GIVEN DATA ::
[Begin]

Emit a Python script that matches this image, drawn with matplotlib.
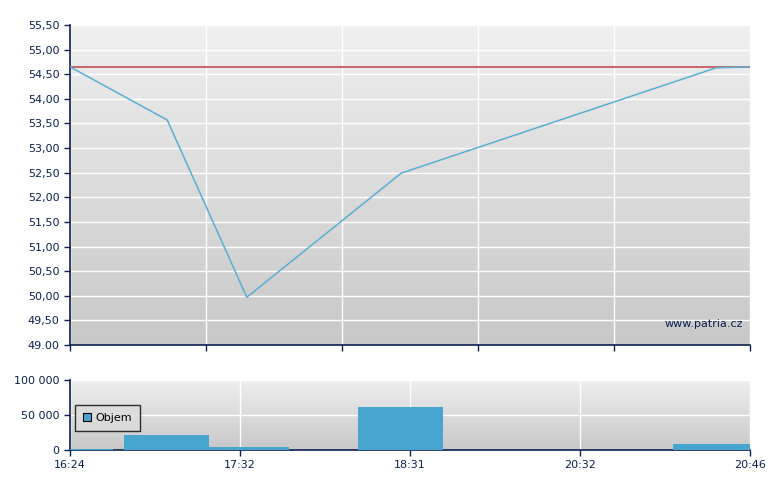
import numpy as np
import matplotlib.pyplot as plt

# Price line (x on a 0-100 position scale, same as the chart's time axis)
price_x = [0, 14.3, 26.0, 48.7, 95.0, 100]
price_y = [54.65, 53.57, 49.97, 52.49, 54.63, 54.65]
prev_close = 54.65

price_ticks = [49.0, 49.5, 50.0, 50.5, 51.0, 51.5, 52.0, 52.5, 53.0, 53.5, 54.0, 54.5, 55.0, 55.5]
price_labels = ["49.00", "49,50", "50,00", "50,50", "51,00", "51,50", "52,00",
                "52,50", "53,00", "53,50", "54,00", "54,50", "55,00", "55,50"]

# Volume bars: left edge, width, volume
vol_left = [0, 7.9, 20.4, 42.4, 88.7]
vol_width = [6.3, 12.5, 11.8, 12.5, 11.3]
vol_vals = [1500, 21500, 4500, 61500, 8500]

time_labels = ["16:24", "17:32", "18:31", "20:32", "20:46"]
vol_ticks = [0, 50000, 100000]
vol_labels = ["0", "50 000", "100 000"]

NAVY = "#0a2050"
LINE = "#5aaed6"
BAR = "#46a6cf"

fig = plt.figure(figsize=(7.8, 4.9), dpi=100)
ax1 = fig.add_axes([70 / 780, 1 - 345 / 490, 680 / 780, 320 / 490])
ax2 = fig.add_axes([70 / 780, 1 - 450 / 490, 680 / 780, 70 / 490])

grad = np.linspace(0, 1, 256).reshape(-1, 1)
for ax in (ax1, ax2):
    ax.imshow(grad, extent=[0, 1, 0, 1], transform=ax.transAxes, aspect="auto",
              cmap=plt.matplotlib.colors.LinearSegmentedColormap.from_list(
                  "bg", ["#efefef", "#c8c8c8"]), zorder=0)
    for s in ("top", "right"):
        ax.spines[s].set_visible(False)
    for s in ("left", "bottom"):
        ax.spines[s].set_color(NAVY)
        ax.spines[s].set_linewidth(1.2)
    ax.tick_params(colors=NAVY, labelcolor=NAVY, labelsize=8, length=4, width=1)
    ax.set_xlim(0, 100)

# top chart
ax1.plot(price_x, price_y, color=LINE, lw=1.1, zorder=3)
ax1.axhline(prev_close, color="#c04444", lw=1.1, zorder=2)
ax1.set_ylim(49.0, 55.5)
ax1.set_yticks(price_ticks)
ax1.set_yticklabels(price_labels)
ax1.set_xticks(np.linspace(0, 100, 6))
ax1.set_xticklabels([])
ax1.grid(True, color="white", lw=1, zorder=1)
for gl in ax1.get_xgridlines() + ax1.get_ygridlines():
    gl.set_zorder(1)
ax1.text(0.99, 0.065, "www.patria.cz", transform=ax1.transAxes, ha="right",
         va="center", fontsize=8, color=NAVY, zorder=4)

# bottom chart
ax2.bar(vol_left, vol_vals, width=vol_width, align="edge", color=BAR, label="Objem", zorder=3)
ax2.set_ylim(0, 100000)
ax2.set_yticks(vol_ticks)
ax2.set_yticklabels(vol_labels)
ax2.set_xticks(np.linspace(0, 100, 5))
ax2.set_xticklabels(time_labels)
ax2.grid(True, color="white", lw=1, zorder=1)
for gl in ax2.get_xgridlines() + ax2.get_ygridlines():
    gl.set_zorder(1)
leg = ax2.legend(loc="upper left", bbox_to_anchor=(0.007, 0.64), borderaxespad=0,
                 fontsize=8, frameon=True, fancybox=False, handlelength=0.8,
                 handleheight=0.8, handletextpad=0.4, borderpad=0.7, labelcolor="black")
leg.get_frame().set_edgecolor("black")
leg.get_frame().set_facecolor("#dcdcdc")
leg.get_frame().set_linewidth(1)
for p in leg.get_patches():
    p.set_edgecolor("black")
    p.set_linewidth(0.8)

fig.savefig("out.png", dpi=100)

[End]

YOUR GOAL :: Please quote the lines of the material, beginning with the first and ending with the one that contains "prev_close = 54.65", exactly as written and without any pictures.

FINISHED TASK ::
Emit a Python script that matches this image, drawn with matplotlib.
import numpy as np
import matplotlib.pyplot as plt

# Price line (x on a 0-100 position scale, same as the chart's time axis)
price_x = [0, 14.3, 26.0, 48.7, 95.0, 100]
price_y = [54.65, 53.57, 49.97, 52.49, 54.63, 54.65]
prev_close = 54.65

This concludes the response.